The Alfa, manufactured by Allied Cycle Works, is a fresh new bike made in Little Rock, Arkansas. The full carbon race-ready frame, priced and built to scale, rises above the noise in an industry that has sent big brand manufacturing to Asia—a move that has left the U.S. with producers of metal frame or carbon boutique bikes that cost as much as a kidney. Allied is changing that.
“Tony Karklins [founder of Allied Cycles], always wanted to build what he thought was a better bike, reshoring cycling from the engineering and manufacturing while stimulating jobs and the economy here in Arkansas,” said Dustin Williams, Allied’s Director of Marketing and Technology.
The Alfa, which debuted this past winter, is that bike. At only 875 grams (in a 56cm frame), this racing bicycle competes with the current elite-level road bikes, yet is designed and built in America. It’s a product of Karklins’ longtime experience within the cycling industry and ability to assemble a dream team to fulfill that vision.
Karklins, who is from Arkansas, has been in the cycling industry for 27 years. Following years in retail, he brought Orbea from Spain, becoming the U.S. Distributor and the North American Managing Director—a move that helped Orbea become the top selling European bike company in the States by 2005. He left Orbea in 2014, with the idea to bring carbon manufacturing to the U.S., which was when Guru, a boutique carbon manufacturer in Montreal, Canada, filed for bankruptcy.
“Tony bid for the entire facility and won the auction,” said Williams. “They shipped everything down to Little Rock, putting it back together here.” Karklins brought along Olivier Lavigeuer, an engineer technician from Guru, and added Sam Pickman and Chris Meertens, engineers and product developers from Specialized, to form the initial Allied team.
After months of engineering, designing, production, and staffing the factory, Allied launched in 2017. The process is incredibly detail oriented, wherein prepreg carbon sheets are specifically aligned and molded into the frame parts, then cured, finished, and painted—the custom nature allows for various color options.
The hype quickly spread regarding American made carbon bikes built to scale—meaning the price isn’t inflated, as is the case with boutique companies that only build a handful of bikes. For example, the Alfa Frame costs $3,000 with the Innegra Carbon Fork while the foreign manufactured Specialized Tarmac is priced slightly higher and also heavier. In the span of a few days post launch, the company already had 150 bikes on backorder.
Ordering The Bike
It took a couple weeks for my bike to arrive after placing my order. During that time I was sent photos of the process—images that only fueled my twitch to get on it. With a 10-year-old aluminum frame coupled with aftermarket carbon clincher wheels, Fizik bars, posts and stems, and a Dura Ace crank with Ultegra drivetrain, I opted to just purchase the Alfa frame and build up the bike myself. Alternatively, Allied can build your ride for you with various components and accessory options.

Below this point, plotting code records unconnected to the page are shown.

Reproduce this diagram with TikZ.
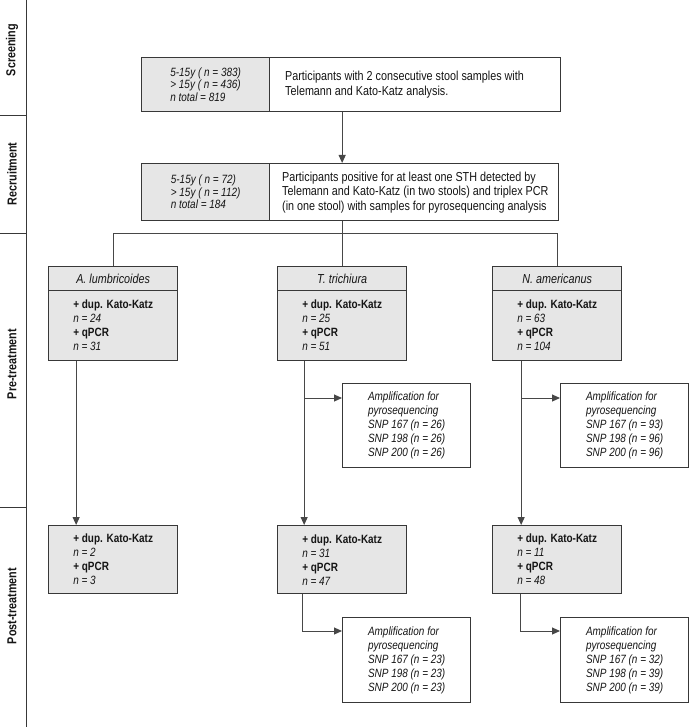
\documentclass[tikz,border=0pt]{standalone}
\usepackage{fontspec}
\setmainfont{Liberation Sans}[FakeStretch=0.83]
\usetikzlibrary{arrows.meta}
\definecolor{bcol}{HTML}{383838}
\definecolor{gfill}{HTML}{E6E6E6}
\definecolor{lcol}{HTML}{474747}
\definecolor{tcol}{HTML}{151515}
\newcommand\fmain{\fontsize{13}{14.5}\selectfont}
\newcommand\fside{\fontsize{12}{12.5}\selectfont\itshape}
\newcommand\fsp{\fontsize{12}{14}\selectfont}
\newcommand\fhead{\fontsize{13}{14}\selectfont\itshape}
\newcommand\flab{\fontsize{13}{14}\selectfont\bfseries}
\begin{document}
\begin{tikzpicture}[x=1pt,y=-1pt,
  every node/.style={text=tcol},
  graybox/.style={draw=bcol, fill=gfill, line width=1.3pt, inner sep=0pt, anchor=north west, align=left, font=\fside},
  whitebox/.style={draw=bcol, fill=white, line width=1.3pt, inner sep=0pt, anchor=north west},
  maintext/.style={inner sep=0pt, anchor=west, align=left, font=\fmain},
  sphead/.style={draw=bcol, fill=gfill, line width=1.3pt, inner sep=0pt, anchor=north west, minimum width=129pt, minimum height=24pt, font=\fhead},
  spbody/.style={draw=bcol, fill=gfill, line width=1.3pt, inner sep=0pt, anchor=north west, minimum width=129pt, align=left, font=\fsp},
  ampbox/.style={draw=bcol, fill=white, line width=1.3pt, inner sep=0pt, anchor=north west, minimum width=128pt, minimum height=85pt, align=left, font=\fsp\itshape},
  conn/.style={draw=lcol, line width=1pt},
  arr/.style={conn, -{Triangle[length=8pt,width=7pt]}},
  sepline/.style={draw=bcol, line width=1pt},
  lab/.style={font=\flab, rotate=90}
]
\useasboundingbox (0,0) rectangle (690,727);
% left frame
\draw[sepline] (26,0) -- (26,727);
\draw[sepline] (0,116) -- (26,116);
\draw[sepline] (0,233) -- (26,233);
\draw[sepline] (0,507) -- (26,507);
\node[lab] (Lscr) at (12,50) {Screening};
\node[lab] (Lrec) at (12,174) {Recruitment};
\node[lab] (Lpre) at (12,364) {Pre-treatment};
\node[lab] (Lpost) at (12,606) {Post-treatment};
% screening box
\node[graybox, minimum width=128pt, minimum height=54pt] (g1) at (141,57) {5-15y ( n = 383)\\> 15y ( n = 436)\\n total = 819};
\node[whitebox, minimum width=291pt, minimum height=54pt] (w1) at (269,57) {};
\node[maintext] (w1t) at ([xshift=16pt]w1.west) {Participants with 2 consecutive stool samples with\\Telemann and Kato-Katz analysis.};
% recruitment box
\node[graybox, minimum width=128pt, minimum height=57pt] (g2) at (141,163) {5-15y ( n = 72)\\> 15y ( n = 112)\\n total = 184};
\node[whitebox, minimum width=289pt, minimum height=57pt] (w2) at (269,163) {};
\node[maintext] (w2t) at ([xshift=13pt]w2.west) {Participants positive for at least one STH detected by\\Telemann and Kato-Katz (in two stools) and triplex PCR\\(in one stool) with samples for pyrosequencing analysis};
% species boxes pre
\node[sphead] (Ahead) at (48,266) {A. lumbricoides};
\node[spbody, minimum height=70pt] (Abody) at (48,290) {\textbf{+ dup. Kato-Katz}\\\textit{n = 24}\\\textbf{+ qPCR}\\\textit{n = 31}};
\node[sphead] (Thead) at (277,266) {T. trichiura};
\node[spbody, minimum height=70pt] (Tbody) at (277,290) {\textbf{+ dup. Kato-Katz}\\\textit{n\ = 25}\\\textbf{+ qPCR}\\\textit{n = 51}};
\node[sphead] (Nhead) at (492,266) {N. americanus};
\node[spbody, minimum height=70pt] (Nbody) at (492,290) {\textbf{+ dup. Kato-Katz}\\\textit{n\ = 63}\\\textbf{+ qPCR}\\\textit{n = 104}};
% amplification pre
\node[ampbox, minimum height=84pt] (Tamp) at (342,383) {Amplification for\\pyrosequencing\\SNP 167 (n = 26)\\SNP 198 (n = 26)\\SNP 200 (n = 26)};
\node[ampbox, minimum height=84pt] (Namp) at (560,383) {Amplification for\\pyrosequencing\\SNP 167 (n = 93)\\SNP 198 (n = 96)\\SNP 200 (n = 96)};
% post boxes
\node[spbody, minimum height=68pt] (Apost) at (48,525) {\textbf{+ dup. Kato-Katz}\\\textit{n = 2}\\\textbf{+ qPCR}\\\textit{n = 3}};
\node[spbody, minimum height=68pt] (Tpost) at (277,525) {\textbf{+ dup. Kato-Katz}\\\textit{n = 31}\\\textbf{+ qPCR}\\\textit{n = 47}};
\node[spbody, minimum height=68pt] (Npost) at (492,525) {\textbf{+ dup. Kato-Katz}\\\textit{n = 11}\\\textbf{+ qPCR}\\\textit{n = 48}};
% amplification post
\node[ampbox] (Tamp2) at (342,617) {Amplification for\\pyrosequencing\\SNP 167 (n = 23)\\SNP 198 (n = 23)\\SNP 200 (n = 23)};
\node[ampbox] (Namp2) at (560,617) {Amplification for\\pyrosequencing\\SNP 167 (n = 32)\\SNP 198 (n = 39)\\SNP 200 (n = 39)};
% connectors
\coordinate (hy) at (0,233);
\draw[arr] (w1.south -| Thead.north) -- (w2.north -| Thead.north);
\draw[conn] (w2.south -| Thead.north) -- (Thead.north |- hy);
\draw[conn] (Ahead.north) -- (Ahead.north |- hy) -- (Nhead.north |- hy) -- (Nhead.north);
\draw[conn] (Thead.north |- hy) -- (Thead.north);
\coordinate (pA) at ([xshift=-37pt]Abody.south);
\coordinate (pT) at ([xshift=-38pt]Tbody.south);
\coordinate (pN) at ([xshift=-36pt]Nbody.south);
\coordinate (tT) at ([yshift=-15pt]Tamp.north west);
\coordinate (tN) at ([yshift=-15pt]Namp.north west);
\draw[arr] (pA) -- (pA |- Apost.north);
\draw[arr] (pT) -- (pT |- Tpost.north);
\draw[arr] (pN) -- (pN |- Npost.north);
\draw[arr] (pT |- tT) -- (tT);
\draw[arr] (pN |- tN) -- (tN);
\coordinate (qT) at ([xshift=-40pt]Tpost.south);
\coordinate (qN) at ([xshift=-37pt]Npost.south);
\coordinate (uT) at ([yshift=-14pt]Tamp2.north west);
\coordinate (uN) at ([yshift=-14pt]Namp2.north west);
\draw[arr] (qT) -- (qT |- uT) -- (uT);
\draw[arr] (qN) -- (qN |- uN) -- (uN);
\end{tikzpicture}
\end{document}
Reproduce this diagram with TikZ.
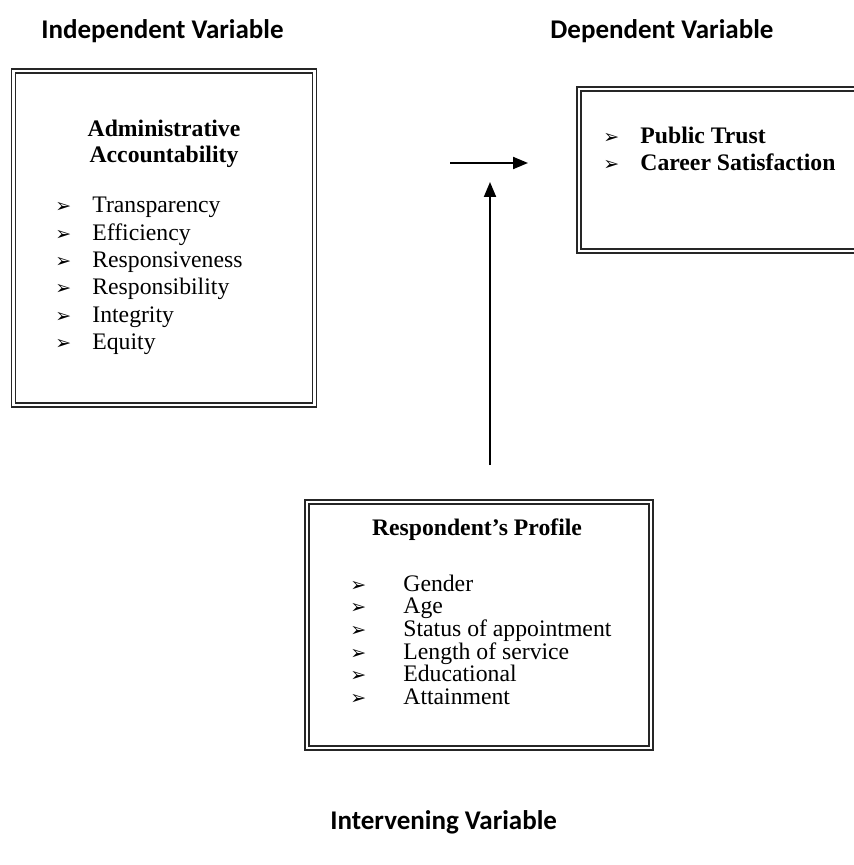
\documentclass[tikz,border=0pt]{standalone}
\usepackage{fontspec}
\setmainfont{Liberation Serif}
\newfontfamily\headfont{Carlito}
\newfontfamily\dingfont{DejaVu Sans}
\usetikzlibrary{arrows.meta}
\newcommand{\arrowbullet}{{\dingfont\fontsize{9.5}{10}\selectfont ➢}}

\begin{document}
\begin{tikzpicture}[x=0.5pt, y=-0.5pt,
  framebox/.style={draw=black!85, line width=0.75pt, double=white, double distance=1.1pt, inner sep=0pt},
  heading/.style={font=\headfont\bfseries\fontsize{13.5}{16}\selectfont, inner sep=0pt, anchor=base west},
  title/.style={font=\bfseries\fontsize{11.85}{14}\selectfont, inner sep=0pt, anchor=base},
  entry/.style={font=\fontsize{11.85}{14}\selectfont, inner sep=0pt, anchor=base west},
  flow/.style={line width=1pt, -{Triangle[length=7.5pt, width=6pt]}}]

  \useasboundingbox (0,0) rectangle (853,865);

  % headings
  \node[heading] (indephead) at (41,39) {Independent Variable};
  \node[heading] (dephead) at (550,39) {Dependent Variable};
  \node[heading] (inthead) at (330,829) {Intervening Variable};

  % independent variable
  \node[framebox, minimum width=150.5pt, minimum height=167pt] (indepbox) at (164,238) {};
  \node[title] (admtitle1) at (164,137) {Administrative};
  \node[title] (admtitle2) at (164,163) {Accountability};
  \foreach \txt [count=\i] in {Transparency, Efficiency, Responsiveness, Responsibility, Integrity, Equity}
    \node[entry] (adm\i) at ({55}, {185.7+27.3*\i}) {\makebox[18.5pt][l]{\arrowbullet}\txt};

  % dependent variable
  \node[framebox, minimum width=145.5pt, minimum height=81pt] (depbox) at (724.5,170) {};
  \node[entry, font=\bfseries\fontsize{11.85}{14}\selectfont] (dep1) at (603,144) {\makebox[18.5pt][l]{\arrowbullet}Public Trust};
  \node[entry, font=\bfseries\fontsize{11.85}{14}\selectfont] (dep2) at (603,171) {\makebox[18.5pt][l]{\arrowbullet}Career Satisfaction};

  % intervening variable
  \node[framebox, minimum width=172pt, minimum height=123pt] (intbox) at (479,625) {};
  \node[title] (proftitle) at (477,535) {Respondent’s Profile};
  \foreach \txt [count=\i] in {Gender, Age, Status of appointment, Length of service, Educational, Attainment}
    \node[entry] (prof\i) at ({350}, {568.3+22.7*\i}) {\makebox[26.5pt][l]{\arrowbullet}\txt};

  % arrows
  \coordinate (hstart) at (450,163);
  \coordinate (hend) at (528,163);
  \coordinate (vstart) at (490,465);
  \coordinate (vend) at (490,182);
  \draw[flow] (hstart) -- (hend);
  \draw[flow] (vstart) -- (vend);
\end{tikzpicture}
\end{document}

As a skier and former competitive rower, road biking has become my way to stay honest and fit through the summer. However, over the past few years it became quite clear that my addiction to hill climbs would benefit from a better frame. Luckily the Alfa was just that. When the package arrived it was so damn light I wondered if they just shipped me a big empty box.
On the road the Alfa feels light and quick. From the first afternoon ride to becoming fully acquainted to its feel day in and day out, I continue to be blown away with its ability to transfer power as I change cadence and speeds while climbing. The Alfa is stiff yet reactive, and remarkably stable when the winds are howling during a descent down the Wasatch canyons.
The design is clean and caught the attention of a local pro and coach, who applauded its spacing near the drivetrain and wheel wells as well as the ability to fit between sizes. In addition to standard frame sizes, the Alfa comes in plus sizes, which designate a 2cm taller head tube. Furthermore, your bike mechanic will enjoy the ease of the BSA bottom bracket.
While bred for racing and all-around high performance, the Alfa is one of three bikes now produced by Allied including the ultra-high performance Echo frameset and the recently launched All Road—which brings a new twist on the cross bike definition. They’ve also managed to ramp up production, eliminating the back order delay. Mostly a direct to consumer business via their website, alliedcycleworks.com, they have a couple dozen dealers scattered across the country.
Allied seems to have instantly found a niche, not only producing carbon bikes in the U.S., but making them better than the rest. The ‘Made Here’ emblem on my frame is a proud nod to that. Yet beyond the notion of origin, the Alfa is fast, and my sleek balanced Azzurri blue speed machine makes me excited to jump on the bike every day. At least, until the snow starts flying.